Besides the LexiRouteRoutingMethod() and the LexiLabellingMethod() there are other routing methods in pytket, such as the AASRouteRoutingMethod() and the corresponding AASLabellingMethod(), which are used to route phase-polynomial boxes using architecture-aware synthesis. Usually circuits contain non-phase-polynomial operations as well, so it is a good idea to combine them with the LexiRouteRoutingMethod(), as in the following example:

from pytket.mapping import AASRouteRoutingMethod, AASLabellingMethod
from pytket.circuit import PhasePolyBox, Qubit
import numpy as np
c = Circuit(3, 3)
n_qb = 3
qubit_indices = {Qubit(0): 0, Qubit(1): 1, Qubit(2): 2}
phase_polynomial = {(True, False, True): 0.333, (False, False, True): 0.05}
linear_transformation = np.array([[1, 0, 0], [0, 1, 0], [0, 0, 1]])
p_box = PhasePolyBox(n_qb, qubit_indices, phase_polynomial, linear_transformation)
c.add_phasepolybox(p_box, [0, 1, 2])
c.CX(0, 1).CX(0, 2).CX(1, 2)
display.render_circuit_jupyter(c)
nodes = [Node("test", 0), Node("test", 1), Node("test", 2)]

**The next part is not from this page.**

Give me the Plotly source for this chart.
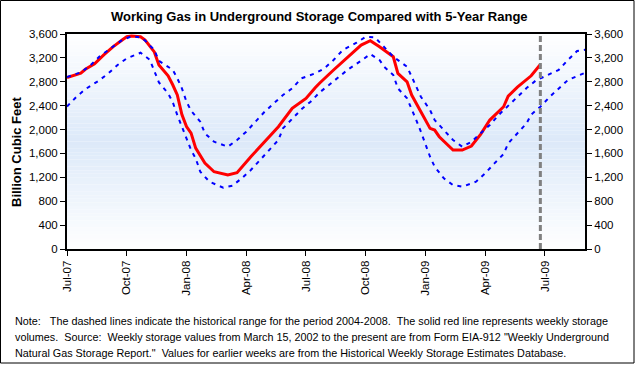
import plotly.graph_objects as go
from datetime import date, timedelta

# ---------------- data (Bcf), indexed by week since first week of July 2007 ----------------
START = date(2007, 7, 6)

red_weeks = [0, 3, 4, 6, 8, 10, 12, 13, 14, 16, 17, 18, 19, 20, 22, 23, 24, 25, 26, 27, 28,
             30, 32, 35, 37, 40, 43, 46, 49, 52, 54, 55, 58, 62, 64, 66, 68, 71, 72, 74, 75,
             77, 79, 80, 81, 84, 86, 88, 90, 92, 95, 96, 98, 101, 103]
red_values = [2870, 2945, 3010, 3100, 3250, 3385, 3500, 3555, 3565, 3555, 3500, 3400, 3300,
              3080, 2900, 2750, 2580, 2250, 2050, 1940, 1690, 1440, 1294, 1239, 1277, 1545,
              1796, 2047, 2355, 2522, 2700, 2780, 2997, 3276, 3415, 3487, 3387, 3219, 2941,
              2800, 2578, 2298, 2020, 1992, 1880, 1657, 1657, 1724, 1920, 2159, 2382, 2560,
              2710, 2900, 3090]

upper_weeks = [0, 3, 5, 7, 8, 10, 12, 14, 16, 17, 19, 20, 23, 24, 25, 26, 27, 29, 30, 32, 35,
               37, 39, 41, 43, 45, 47, 49, 51, 54, 56, 58, 60, 63, 65, 67, 69, 71, 74, 75, 77,
               79, 80, 82, 84, 86, 88, 90, 92, 94, 96, 98, 100, 102, 105, 107, 109, 111, 113]
upper_values = [2880, 2957, 3069, 3219, 3276, 3380, 3499, 3560, 3544, 3490, 3331, 3150, 3000,
                2857, 2690, 2466, 2315, 2131, 1937, 1796, 1713, 1825, 1964, 2131, 2298, 2439,
                2578, 2690, 2857, 2941, 3025, 3164, 3331, 3454, 3554, 3544, 3387, 3219, 3052,
                2884, 2550, 2327, 2159, 1992, 1825, 1713, 1796, 1937, 2076, 2250, 2400, 2555,
                2695, 2820, 2920, 3000, 3164, 3315, 3340]

lower_weeks = [0, 2, 4, 7, 9, 11, 13, 16, 18, 19, 20, 22, 23, 24, 26, 27, 28, 29, 31, 34, 36,
               38, 40, 42, 44, 46, 47, 49, 51, 53, 55, 57, 59, 61, 64, 66, 68, 69, 71, 72, 74,
               75, 76, 77, 78, 79, 80, 82, 84, 86, 89, 91, 93, 95, 96, 98, 100, 101, 103, 105,
               107, 109, 113]
lower_values = [2385, 2545, 2676, 2823, 2941, 3080, 3192, 3286, 3170, 2985, 2790, 2606, 2460,
                2243, 1870, 1657, 1518, 1294, 1127, 1026, 1060, 1183, 1322, 1490, 1657, 1825,
                2020, 2176, 2338, 2466, 2625, 2745, 2874, 2997, 3153, 3264, 3164, 3052, 2913,
                2690, 2522, 2355, 2159, 1964, 1741, 1545, 1378, 1183, 1071, 1043, 1127, 1267,
                1434, 1590, 1769, 1930, 2104, 2250, 2382, 2545, 2679, 2829, 2960]

tick_weeks = [0, 13, 26, 39, 52, 65, 78, 91, 104]
tick_labels = ["Jul-07", "Oct-07", "Jan-08", "Apr-08", "Jul-08", "Oct-08", "Jan-09", "Apr-09", "Jul-09"]

y_ticks = [0, 400, 800, 1200, 1600, 2000, 2400, 2800, 3200, 3600]

title_text = "Working Gas in Underground Storage Compared with 5-Year Range"
y_title = "Billion Cubic Feet"
NB = "\u00a0"
note_lines = [
    "Note:" + NB * 3 + "The dashed lines indicate the historical range for the period 2004-2008." + NB * 2 +
    "The solid red line represents weekly storage",
    "volumes." + NB * 2 + "Source:" + NB * 2 + "Weekly storage values from March 15, 2002 to the present are from Form EIA-912 \"Weekly Underground",
    "Natural Gas Storage Report.\"" + NB * 2 + "Values for earlier weeks are from the Historical Weekly Storage Estimates Database.",
]


def to_dates(weeks):
    return [START + timedelta(days=7 * w) for w in weeks]


FONT = "Liberation Sans, Arial, sans-serif"

fig = go.Figure()
fig.add_trace(go.Scatter(x=to_dates(red_weeks), y=red_values, mode="lines",
                         line=dict(color="#FF0000", width=3), showlegend=False, hoverinfo="skip"))
fig.add_trace(go.Scatter(x=to_dates(upper_weeks), y=upper_values, mode="lines",
                         line=dict(color="#0000FF", width=2, dash="4px,5px"), showlegend=False))
fig.add_trace(go.Scatter(x=to_dates(lower_weeks), y=lower_values, mode="lines",
                         line=dict(color="#0000FF", width=2, dash="4px,5px"), showlegend=False))
# invisible trace to anchor the right-hand axis
fig.add_trace(go.Scatter(x=to_dates(red_weeks), y=red_values, mode="lines", yaxis="y2",
                         line=dict(color="rgba(0,0,0,0)", width=0), showlegend=False, hoverinfo="skip"))

# gradient background of the plot area (white -> light blue -> white)
shapes = []
N = 60
c_edge = (255, 255, 255)
c_mid = (220, 233, 249)
for i in range(N):
    mid = (i + 0.5) / N
    t = 1 - abs(mid - 0.5) * 2
    col = tuple(round(c_edge[k] * (1 - t) + c_mid[k] * t) for k in range(3))
    shapes.append(dict(type="rect", xref="paper", yref="paper", x0=0, x1=1, y0=i / N, y1=(i + 1) / N,
                       fillcolor="rgb(%d,%d,%d)" % col, line=dict(width=0), layer="below"))

# current-week marker
shapes.append(dict(type="line", xref="x", yref="paper", x0=to_dates(red_weeks)[-1], x1=to_dates(red_weeks)[-1],
                   y0=0, y1=1, line=dict(color="#808080", width=3, dash="6px,3px")))

# outer border of the figure
L, R, T, B = 67, 53, 34, 117
W, H = 638, 366
pw, ph = W - L - R, H - T - B
shapes.append(dict(type="rect", xref="paper", yref="paper",
                   x0=(0.5 - L) / pw, x1=(634 - L) / pw, y0=(H - B - 363) / ph, y1=(H - B - 0.5) / ph,
                   line=dict(color="black", width=1), fillcolor="rgba(0,0,0,0)"))

annotations = []
for i, line in enumerate(note_lines):
    annotations.append(dict(text=line, xref="paper", yref="paper", x=(13 - L) / pw,
                            y=(H - B - (321 + 16 * i)) / ph, xanchor="left", yanchor="middle",
                            showarrow=False, font=dict(family=FONT, size=10.8, color="black")))
annotations.append(dict(text="<b>" + y_title + "</b>", xref="paper", yref="paper",
                        x=(16 - L) / pw, y=(H - B - 152) / ph, textangle=-90,
                        xanchor="center", yanchor="middle", showarrow=False,
                        font=dict(family=FONT, size=13, color="black")))
annotations.append(dict(text="<b>" + title_text + "</b>", xref="paper", yref="paper",
                        x=(319 - L) / pw, y=(H - B - 17) / ph, xanchor="center", yanchor="middle",
                        showarrow=False, font=dict(family=FONT, size=13, color="black")))

axis_common = dict(range=[0, 3600], tickvals=y_ticks, tickformat=",d", ticks="outside", ticklen=5,
                   tickcolor="black", showline=True, linecolor="black", linewidth=2, showgrid=False,
                   zeroline=False, tickfont=dict(family=FONT, size=11.5, color="black"), fixedrange=True)

fig.update_layout(
    width=W, height=H,
    margin=dict(l=L, r=R, t=T, b=B, pad=0),
    paper_bgcolor="white", plot_bgcolor="rgba(0,0,0,0)",
    showlegend=False,
    xaxis=dict(type="date", range=[START, START + timedelta(days=789)],
               tickvals=to_dates(tick_weeks), ticktext=tick_labels, tickangle=-90,
               ticks="outside", ticklen=5, tickcolor="black", showline=True, linecolor="black",
               linewidth=2, mirror=True, showgrid=False, zeroline=False, fixedrange=True,
               tickfont=dict(family=FONT, size=11.5, color="black")),
    yaxis=dict(side="left", **axis_common),
    yaxis2=dict(side="right", overlaying="y", **axis_common),
    shapes=shapes,
    annotations=annotations,
)

fig.write_html("out.html", config={"displayModeBar": False},
               post_script="document.body.style.margin='0';")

arch = Architecture([[nodes[0], nodes[1]], [nodes[1], nodes[2]]])
mm = MappingManager(arch)
mm.route_circuit(
    c,
    [
        AASRouteRoutingMethod(1),
        LexiLabellingMethod(),
        LexiRouteRoutingMethod(),
        AASLabellingMethod(),
    ],
)
display.render_circuit_jupyter(c)

In this case the order of the methods is not very relevant, because in each step of the routing only one of the methods is suitable. In the first part of the circuit the mapping is done without inserting swaps by the AAS method; in the second part one swap gate is added to the circuit.